The Truths and Myths about Purple Prose – Part 2

Part 1 looked at some of the myths, or misconceptions, that surround purple prose, so it’s time to look at some truths – or at least realities - about this misunderstood concept.
It’s Down to Perspective
The plain truth is that it’s not as bad as people assume.
Assumptions aside, prose – purple or otherwise – is about individuality and perspective. Some people love the poetry and nuance of prose, others don’t. Some appreciate its form, others simply can’t see it. Incredibly, some writers don’t like vivid writing.
For the most part, it’s a personal judgement call.
That said, prose should only be colourful and descriptive for the important scenes, rather than every scene. So if a reader comes across some intelligent and wonderful description, it’s immediately labelled as purple prose, when in fact it’s nothing of the sort. This generally happens because the reader doesn’t understand the concept of context.
You can’t please everyone.
Purple Can be Pretty
Pretty prose lifts the scene from the page – the reader can see, hear, smell and touch it. Choose the right words, the right sentence constructions, and let the narrative breathe. Purple can be pretty if it’s done correctly and sparingly – there’s no reason why you shouldn’t have the odd dash of vibrant, colourful description nestled in otherwise boring beige narrative.

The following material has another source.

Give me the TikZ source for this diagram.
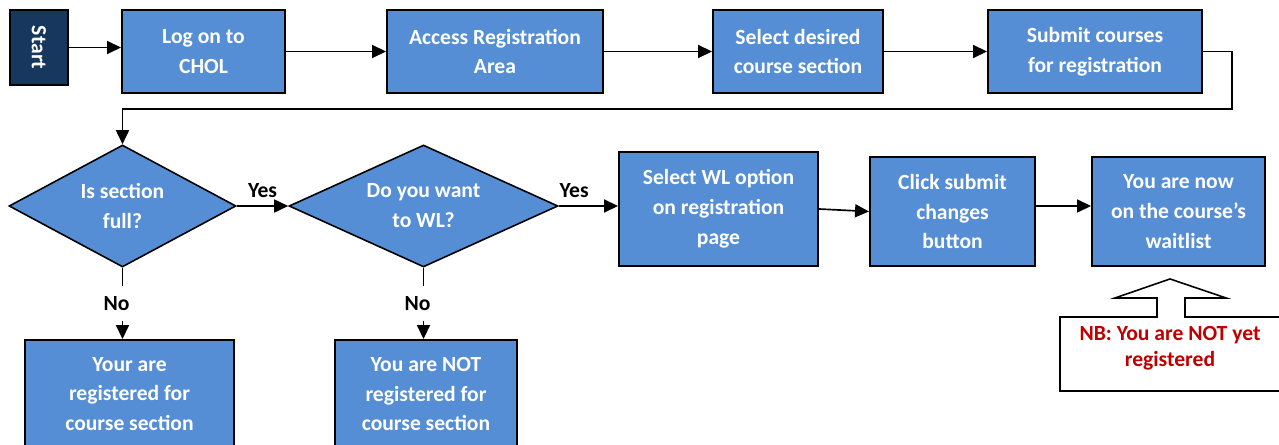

Without adjectives and the adverbs, the purple diminishes from your prose and becomes less noticeable, making the work easier to read.
Description Must be Vivid to Work
If prose doesn’t come alive on the page, if it doesn’t afford the reader any imagination or it doesn’t bring fictional worlds to life, then prose isn’t doing its job. It has to be vivid, to a degree, to be effective.
Who would be brave (or foolish) enough to assert that Shakespeare’s vivid and brilliant writings are just purple prose, that his works are chock full of fancy words, or indeed that his ornate narrative just isn’t plain enough?
The truth is that Shakespeare used wonderful, evocative description, he used fancy words because they were perfect for the scenes and he would have balked at the idea of plain, grey prose – all the things the dissenters say we should be doing, and yet they are the very elements that make vibrant description work. Any well written novel will have a healthy balance of dramatic, colourful and evocative description. Poorly written books won’t.
Purple prose is vivid; it’s just that it’s simply been written in the wrong way. Write it the correct way and you have pretty prose.
Purpling is for Beginners
Writers would do well to study Shakespeare’s grasp of poetry and cadence with words, because the real truth is that ‘purpling’ is more a product of beginners – they have not yet learned about the negative impact of adjectives or adverbs, the effect of overwriting or constructing overly complicated sentences. They haven’t discovered their style or ‘voice’. They haven’t enough experience of writing a balance between description, dialogue and narrative and many beginners are self-indulgent because they haven’t yet learned that writing is never about the self.
Ways to Avoid Purple Prose
There are plenty of things you can do to prevent your narrative from slipping into writing prose that’s just too elaborate, verbose or overpowering. By far the worst culprit is the use of adjectives (or a string of them). These descriptive words make already descriptive narrative awkward to read and overly rich. Description works better with nouns and verbs.
The other thing to avoid is too many adverbs. Along with adjectives, they are not as strong as verbs and too many of them lead to over-description and awkward, clunky sentence structures.
The other thing to avoid is self-indulgent writing. It’s not about you.
Don’t construct overly complicated sentences by using long, vague words plucked from a Thesaurus in the hope you’ll sound clever. Use words that fit the description and context.
Don’t overwrite – in other words, don’t string out the description of something over an entire page, when a couple of paragraphs are more than enough. There is a time and place for lengthy or more detailed description. Describe only the things you have to describe in key scenes, those elements that really matter, that the reader should know. Those are the elements you should show or exaggerate a little.
Always ask – is it too much? If so, pare it back. Description should be vivid, poetic and intelligent, but never boring, plain or grey.
Remember, description should draw the reader’s attention. It should never draw attention to itself. Brilliant, well written prose doesn't just tell a story, it conveys ideas, themes and concepts that stimulate and inspire the reader.